▶ [WORK TO DO]:
Word for word, transcribe the lines below and drop the pictures.

▶ [DATASET SECTION]:
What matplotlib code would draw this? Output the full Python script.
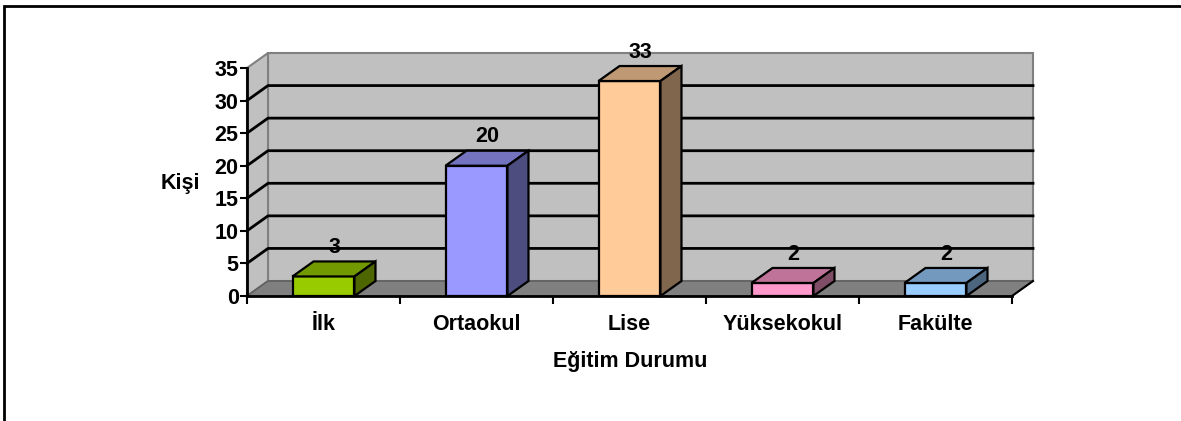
import matplotlib.pyplot as plt
from matplotlib.patches import Polygon, Rectangle

categories = ["İlk", "Ortaokul", "Lise", "Yüksekokul", "Fakülte"]
values = [3, 20, 33, 2, 2]
front_colors = ["#99CC00", "#9999FF", "#FFCC99", "#FF99CC", "#99CCFF"]
top_colors = ["#739900", "#7373BF", "#BF9973", "#BF7399", "#7399BF"]
side_colors = ["#4D6600", "#4D4D80", "#80664D", "#804D66", "#4D6680"]
y_ticks = [0, 5, 10, 15, 20, 25, 30, 35]

plt.rcParams['font.family'] = ['Liberation Sans', 'DejaVu Sans']
plt.rcParams['font.weight'] = 'bold'
FS = 15.5

W, H = 1181, 421
fig = plt.figure(figsize=(W / 100, H / 100), dpi=100)

# front plane of the 3d box, in pixels
x0, x1, ytop, ybot = 247, 1012, 68, 296
ax = fig.add_axes([x0 / W, 1 - ybot / H, (x1 - x0) / W, (ybot - ytop) / H])
ax.set_xlim(-0.5, len(categories) - 0.5)
ax.set_ylim(0, 35)
ax.patch.set_visible(False)

# depth offset in data units (21 px right, 15 px up)
dx = 21 / ((x1 - x0) / len(categories))
dy = 15 / ((ybot - ytop) / 35)
xl, xr = -0.5, len(categories) - 0.5

# back wall, side wall, floor
ax.add_patch(Rectangle((xl + dx, dy), xr - xl, 35, facecolor="#C0C0C0",
                       edgecolor="#808080", lw=1.5, clip_on=False, zorder=0))
ax.add_patch(Polygon([(xl, 0), (xl, 35), (xl + dx, 35 + dy), (xl + dx, dy)],
                     facecolor="#C0C0C0", edgecolor="#808080", lw=1.5,
                     clip_on=False, zorder=0))
ax.add_patch(Polygon([(xl, 0), (xr, 0), (xr + dx, dy), (xl + dx, dy)],
                     facecolor="#808080", edgecolor="#606060", lw=1.2,
                     clip_on=False, zorder=1))
ax.plot([xr, xr + dx], [0, dy], color="black", lw=1.5, clip_on=False, zorder=2)

for t in y_ticks[1:-1]:
    ax.plot([xl, xl + dx, xr + dx], [t, t + dy, t + dy], color="black",
            lw=2, clip_on=False, zorder=1)

# bars
bw = 0.405
for i, v in enumerate(values):
    l, r = i - bw / 2, i + bw / 2
    ax.add_patch(Polygon([(l, 0), (r, 0), (r, v), (l, v)],
                         facecolor=front_colors[i], edgecolor="black", lw=1.6,
                         clip_on=False, zorder=3))
    ax.add_patch(Polygon([(l, v), (r, v), (r + dx, v + dy), (l + dx, v + dy)],
                         facecolor=top_colors[i], edgecolor="black", lw=1.6,
                         clip_on=False, zorder=3))
    ax.add_patch(Polygon([(r, 0), (r + dx, dy), (r + dx, v + dy), (r, v)],
                         facecolor=side_colors[i], edgecolor="black", lw=1.6,
                         clip_on=False, zorder=3))
    ax.text(i + dx / 2, v + dy + 0.5, str(v), ha="center", va="bottom",
            fontsize=FS, fontweight="bold", zorder=4)

# axes lines and ticks
for s in ["top", "right"]:
    ax.spines[s].set_visible(False)
for s in ["left", "bottom"]:
    ax.spines[s].set_linewidth(2)
    ax.spines[s].set_zorder(5)
ax.set_yticks(y_ticks)
ax.tick_params(axis="y", length=5, width=1.5, pad=1, labelsize=FS)
ax.set_xticks([x - 0.5 for x in range(len(categories) + 1)])
ax.set_xticklabels([])
ax.tick_params(axis="x", which="major", length=6, width=1.5)
ax.set_xticks(range(len(categories)), minor=True)
ax.set_xticklabels(categories, minor=True, fontsize=FS, fontweight="bold")
ax.tick_params(axis="x", which="minor", length=0, pad=13)

fig.text(180 / W, 1 - 183 / H, "Kişi", ha="center", va="center",
         fontsize=FS, fontweight="bold")
fig.text(630 / W, 1 - 361 / H, "Eğitim Durumu", ha="center", va="center",
         fontsize=FS, fontweight="bold")

# outer frame
fig.add_artist(Rectangle((4 / W, -0.05), 1.1, 1 - 6 / H + 0.05,
                         transform=fig.transFigure, fill=False,
                         edgecolor="black", lw=2))

fig.savefig("out.png", dpi=100)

▶ [WORKED SOLUTION]:
What matplotlib code would draw this? Output the full Python script.
import matplotlib.pyplot as plt
from matplotlib.patches import Polygon, Rectangle

categories = ["İlk", "Ortaokul", "Lise", "Yüksekokul", "Fakülte"]
values = [3, 20, 33, 2, 2]
front_colors = ["#99CC00", "#9999FF", "#FFCC99", "#FF99CC", "#99CCFF"]
top_colors = ["#739900", "#7373BF", "#BF9973", "#BF7399", "#7399BF"]
side_colors = ["#4D6600", "#4D4D80", "#80664D", "#804D66", "#4D6680"]
y_ticks = [0, 5, 10, 15, 20, 25, 30, 35]

plt.rcParams['font.family'] = ['Liberation Sans', 'DejaVu Sans']
plt.rcParams['font.weight'] = 'bold'
FS = 15.5

W, H = 1181, 421
fig = plt.figure(figsize=(W / 100, H / 100), dpi=100)

# front plane of the 3d box, in pixels
x0, x1, ytop, ybot = 247, 1012, 68, 296
ax = fig.add_axes([x0 / W, 1 - ybot / H, (x1 - x0) / W, (ybot - ytop) / H])
ax.set_xlim(-0.5, len(categories) - 0.5)
ax.set_ylim(0, 35)
ax.patch.set_visible(False)

# depth offset in data units (21 px right, 15 px up)
dx = 21 / ((x1 - x0) / len(categories))
dy = 15 / ((ybot - ytop) / 35)
xl, xr = -0.5, len(categories) - 0.5

# back wall, side wall, floor
ax.add_patch(Rectangle((xl + dx, dy), xr - xl, 35, facecolor="#C0C0C0",
                       edgecolor="#808080", lw=1.5, clip_on=False, zorder=0))
ax.add_patch(Polygon([(xl, 0), (xl, 35), (xl + dx, 35 + dy), (xl + dx, dy)],
                     facecolor="#C0C0C0", edgecolor="#808080", lw=1.5,
                     clip_on=False, zorder=0))
ax.add_patch(Polygon([(xl, 0), (xr, 0), (xr + dx, dy), (xl + dx, dy)],
                     facecolor="#808080", edgecolor="#606060", lw=1.2,
                     clip_on=False, zorder=1))
ax.plot([xr, xr + dx], [0, dy], color="black", lw=1.5, clip_on=False, zorder=2)

for t in y_ticks[1:-1]:
    ax.plot([xl, xl + dx, xr + dx], [t, t + dy, t + dy], color="black",
            lw=2, clip_on=False, zorder=1)

# bars
bw = 0.405
for i, v in enumerate(values):
    l, r = i - bw / 2, i + bw / 2
    ax.add_patch(Polygon([(l, 0), (r, 0), (r, v), (l, v)],
                         facecolor=front_colors[i], edgecolor="black", lw=1.6,
                         clip_on=False, zorder=3))
    ax.add_patch(Polygon([(l, v), (r, v), (r + dx, v + dy), (l + dx, v + dy)],
                         facecolor=top_colors[i], edgecolor="black", lw=1.6,
                         clip_on=False, zorder=3))
    ax.add_patch(Polygon([(r, 0), (r + dx, dy), (r + dx, v + dy), (r, v)],
                         facecolor=side_colors[i], edgecolor="black", lw=1.6,
                         clip_on=False, zorder=3))
    ax.text(i + dx / 2, v + dy + 0.5, str(v), ha="center", va="bottom",
            fontsize=FS, fontweight="bold", zorder=4)

# axes lines and ticks
for s in ["top", "right"]:
    ax.spines[s].set_visible(False)
for s in ["left", "bottom"]:
    ax.spines[s].set_linewidth(2)
    ax.spines[s].set_zorder(5)
ax.set_yticks(y_ticks)
ax.tick_params(axis="y", length=5, width=1.5, pad=1, labelsize=FS)
ax.set_xticks([x - 0.5 for x in range(len(categories) + 1)])
ax.set_xticklabels([])
ax.tick_params(axis="x", which="major", length=6, width=1.5)
ax.set_xticks(range(len(categories)), minor=True)
ax.set_xticklabels(categories, minor=True, fontsize=FS, fontweight="bold")
ax.tick_params(axis="x", which="minor", length=0, pad=13)

fig.text(180 / W, 1 - 183 / H, "Kişi", ha="center", va="center",
         fontsize=FS, fontweight="bold")
fig.text(630 / W, 1 - 361 / H, "Eğitim Durumu", ha="center", va="center",
         fontsize=FS, fontweight="bold")

# outer frame
fig.add_artist(Rectangle((4 / W, -0.05), 1.1, 1 - 6 / H + 0.05,
                         transform=fig.transFigure, fill=False,
                         edgecolor="black", lw=2))

fig.savefig("out.png", dpi=100)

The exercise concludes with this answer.